— start of Source excerpt —
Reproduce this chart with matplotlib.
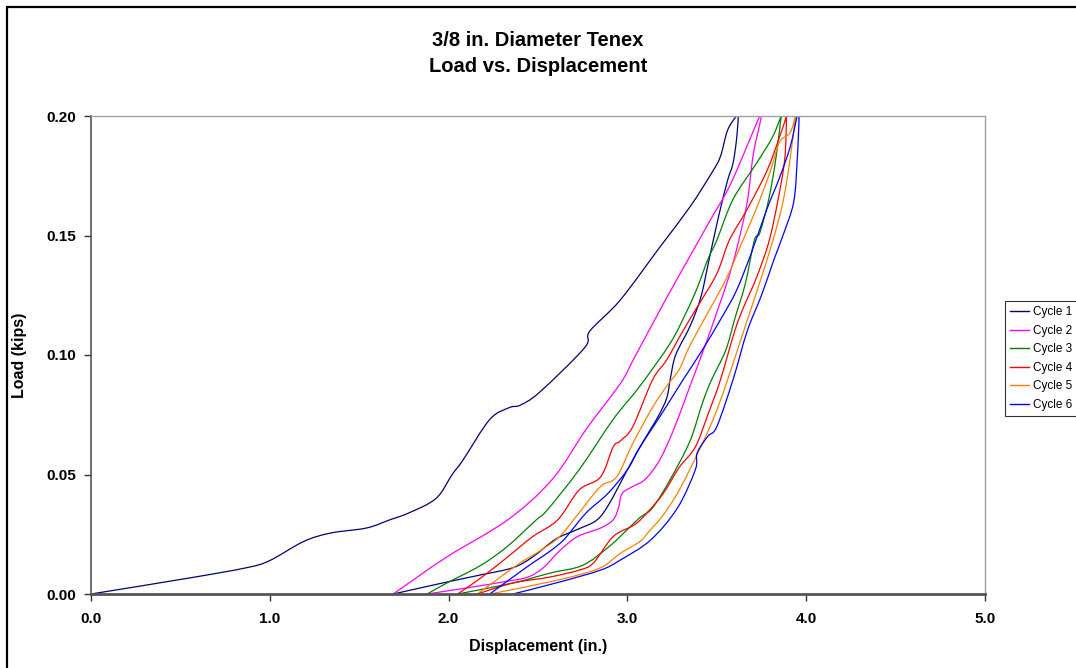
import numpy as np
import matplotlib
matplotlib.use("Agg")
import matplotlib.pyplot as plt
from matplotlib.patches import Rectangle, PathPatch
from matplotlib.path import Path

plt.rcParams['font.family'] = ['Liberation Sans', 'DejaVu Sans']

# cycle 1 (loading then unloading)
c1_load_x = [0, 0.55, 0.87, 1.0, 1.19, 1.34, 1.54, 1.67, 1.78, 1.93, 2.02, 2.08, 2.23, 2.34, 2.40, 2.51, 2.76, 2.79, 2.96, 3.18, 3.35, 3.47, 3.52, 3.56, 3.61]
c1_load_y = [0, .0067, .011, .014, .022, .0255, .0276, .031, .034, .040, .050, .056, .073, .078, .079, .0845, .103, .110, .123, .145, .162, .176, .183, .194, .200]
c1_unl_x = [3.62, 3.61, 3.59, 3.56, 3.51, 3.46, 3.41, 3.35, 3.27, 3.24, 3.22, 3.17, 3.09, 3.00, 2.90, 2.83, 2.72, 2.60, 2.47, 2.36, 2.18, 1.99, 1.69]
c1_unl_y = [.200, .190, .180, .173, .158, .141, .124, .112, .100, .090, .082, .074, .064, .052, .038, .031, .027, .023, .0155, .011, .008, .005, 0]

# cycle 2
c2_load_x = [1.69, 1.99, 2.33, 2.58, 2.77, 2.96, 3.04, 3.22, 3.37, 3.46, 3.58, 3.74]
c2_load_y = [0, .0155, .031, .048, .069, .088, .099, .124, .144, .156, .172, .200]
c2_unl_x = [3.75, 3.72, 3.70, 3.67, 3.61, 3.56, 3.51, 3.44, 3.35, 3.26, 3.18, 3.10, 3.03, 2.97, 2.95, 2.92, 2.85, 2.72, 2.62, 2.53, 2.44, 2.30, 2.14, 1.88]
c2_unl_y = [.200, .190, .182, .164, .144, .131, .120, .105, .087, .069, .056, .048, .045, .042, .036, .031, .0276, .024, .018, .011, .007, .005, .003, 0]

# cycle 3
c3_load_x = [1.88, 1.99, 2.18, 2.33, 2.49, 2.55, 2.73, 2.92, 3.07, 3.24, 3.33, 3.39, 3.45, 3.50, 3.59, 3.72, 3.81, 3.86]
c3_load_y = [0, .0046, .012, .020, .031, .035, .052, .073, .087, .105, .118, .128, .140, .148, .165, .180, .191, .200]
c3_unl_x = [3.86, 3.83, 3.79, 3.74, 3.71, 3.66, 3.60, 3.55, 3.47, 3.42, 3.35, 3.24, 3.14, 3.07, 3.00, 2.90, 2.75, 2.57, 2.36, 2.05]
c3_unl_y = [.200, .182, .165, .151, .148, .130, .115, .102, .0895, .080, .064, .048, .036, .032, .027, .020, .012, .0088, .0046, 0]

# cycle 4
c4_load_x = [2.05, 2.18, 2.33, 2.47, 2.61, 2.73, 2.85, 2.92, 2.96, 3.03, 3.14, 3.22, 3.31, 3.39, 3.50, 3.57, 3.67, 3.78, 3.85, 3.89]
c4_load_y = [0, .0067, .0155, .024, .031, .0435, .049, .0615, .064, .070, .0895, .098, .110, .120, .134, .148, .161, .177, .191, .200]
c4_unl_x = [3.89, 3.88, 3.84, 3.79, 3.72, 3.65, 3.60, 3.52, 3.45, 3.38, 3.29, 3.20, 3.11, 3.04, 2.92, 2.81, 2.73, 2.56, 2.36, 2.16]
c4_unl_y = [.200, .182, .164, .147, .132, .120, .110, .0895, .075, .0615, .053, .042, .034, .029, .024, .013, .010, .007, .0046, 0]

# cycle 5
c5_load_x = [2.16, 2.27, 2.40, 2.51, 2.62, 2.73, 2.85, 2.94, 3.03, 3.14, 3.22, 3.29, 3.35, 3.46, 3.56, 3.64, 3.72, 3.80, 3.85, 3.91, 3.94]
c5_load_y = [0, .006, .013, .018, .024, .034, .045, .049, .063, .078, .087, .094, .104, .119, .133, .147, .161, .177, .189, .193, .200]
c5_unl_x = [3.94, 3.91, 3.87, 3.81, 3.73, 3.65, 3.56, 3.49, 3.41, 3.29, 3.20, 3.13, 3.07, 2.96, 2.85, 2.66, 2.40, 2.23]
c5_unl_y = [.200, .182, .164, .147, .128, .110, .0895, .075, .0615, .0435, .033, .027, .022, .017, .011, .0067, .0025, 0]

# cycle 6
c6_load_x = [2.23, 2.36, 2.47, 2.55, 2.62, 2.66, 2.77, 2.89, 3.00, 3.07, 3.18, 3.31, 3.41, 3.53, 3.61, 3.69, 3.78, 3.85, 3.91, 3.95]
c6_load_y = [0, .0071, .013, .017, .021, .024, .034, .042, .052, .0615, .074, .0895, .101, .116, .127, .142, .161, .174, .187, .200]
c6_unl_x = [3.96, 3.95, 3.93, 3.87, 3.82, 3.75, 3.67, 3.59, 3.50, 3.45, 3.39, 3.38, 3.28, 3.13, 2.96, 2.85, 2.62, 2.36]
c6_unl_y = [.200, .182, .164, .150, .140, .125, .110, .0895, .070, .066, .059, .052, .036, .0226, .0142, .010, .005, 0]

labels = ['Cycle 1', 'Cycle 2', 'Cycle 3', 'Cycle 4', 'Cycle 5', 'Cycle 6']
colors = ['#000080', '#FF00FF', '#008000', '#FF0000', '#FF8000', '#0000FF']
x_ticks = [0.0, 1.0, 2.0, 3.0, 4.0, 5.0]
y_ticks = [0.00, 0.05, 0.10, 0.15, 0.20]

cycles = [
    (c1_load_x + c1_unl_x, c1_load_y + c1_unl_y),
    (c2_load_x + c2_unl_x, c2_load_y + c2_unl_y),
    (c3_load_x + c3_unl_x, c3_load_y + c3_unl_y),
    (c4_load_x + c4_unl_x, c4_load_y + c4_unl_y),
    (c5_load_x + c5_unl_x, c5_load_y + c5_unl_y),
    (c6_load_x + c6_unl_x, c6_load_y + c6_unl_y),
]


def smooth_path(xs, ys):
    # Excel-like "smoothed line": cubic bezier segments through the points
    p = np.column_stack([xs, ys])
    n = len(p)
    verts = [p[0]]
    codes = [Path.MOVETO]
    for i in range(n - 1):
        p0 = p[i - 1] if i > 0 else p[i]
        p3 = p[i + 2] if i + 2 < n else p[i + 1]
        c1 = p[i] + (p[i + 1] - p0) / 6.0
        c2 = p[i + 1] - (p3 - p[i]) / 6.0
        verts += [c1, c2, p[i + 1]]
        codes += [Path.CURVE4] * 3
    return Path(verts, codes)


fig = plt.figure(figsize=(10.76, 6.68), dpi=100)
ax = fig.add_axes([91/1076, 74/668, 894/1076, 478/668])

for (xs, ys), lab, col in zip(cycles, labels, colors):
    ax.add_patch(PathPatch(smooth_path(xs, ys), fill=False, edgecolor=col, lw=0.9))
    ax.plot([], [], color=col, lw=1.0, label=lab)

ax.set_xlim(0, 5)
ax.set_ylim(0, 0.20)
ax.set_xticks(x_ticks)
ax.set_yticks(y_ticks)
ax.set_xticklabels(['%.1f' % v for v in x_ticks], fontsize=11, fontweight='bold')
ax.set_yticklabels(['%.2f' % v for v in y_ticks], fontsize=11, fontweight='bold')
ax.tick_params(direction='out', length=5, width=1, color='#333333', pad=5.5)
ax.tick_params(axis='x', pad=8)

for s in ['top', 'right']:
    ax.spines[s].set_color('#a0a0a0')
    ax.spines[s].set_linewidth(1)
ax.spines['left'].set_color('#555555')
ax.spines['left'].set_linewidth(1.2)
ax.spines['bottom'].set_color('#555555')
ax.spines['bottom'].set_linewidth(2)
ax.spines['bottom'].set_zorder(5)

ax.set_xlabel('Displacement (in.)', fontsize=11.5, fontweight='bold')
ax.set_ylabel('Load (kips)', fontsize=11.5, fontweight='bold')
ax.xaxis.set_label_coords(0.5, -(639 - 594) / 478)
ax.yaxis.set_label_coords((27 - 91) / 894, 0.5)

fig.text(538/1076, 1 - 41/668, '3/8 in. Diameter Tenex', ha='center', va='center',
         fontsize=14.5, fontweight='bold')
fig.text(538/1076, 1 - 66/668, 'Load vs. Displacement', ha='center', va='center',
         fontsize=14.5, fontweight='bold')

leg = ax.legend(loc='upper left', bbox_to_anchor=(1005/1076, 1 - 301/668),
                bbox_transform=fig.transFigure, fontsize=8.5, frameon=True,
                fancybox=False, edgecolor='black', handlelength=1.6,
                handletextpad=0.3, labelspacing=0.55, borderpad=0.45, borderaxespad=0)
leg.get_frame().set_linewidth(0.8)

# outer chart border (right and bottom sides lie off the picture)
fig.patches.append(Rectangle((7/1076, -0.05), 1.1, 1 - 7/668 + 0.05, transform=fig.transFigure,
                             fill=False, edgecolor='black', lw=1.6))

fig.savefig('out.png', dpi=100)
— end of Source excerpt —
Problem to work on:
Go from the first line of the listing to the line holding "plt.rcParams['font.family'] = ['Liberation" and, please, transcribe those lines exactly, both included, with no pictures.

Full solution:
Reproduce this chart with matplotlib.
import numpy as np
import matplotlib
matplotlib.use("Agg")
import matplotlib.pyplot as plt
from matplotlib.patches import Rectangle, PathPatch
from matplotlib.path import Path

plt.rcParams['font.family'] = ['Liberation Sans', 'DejaVu Sans']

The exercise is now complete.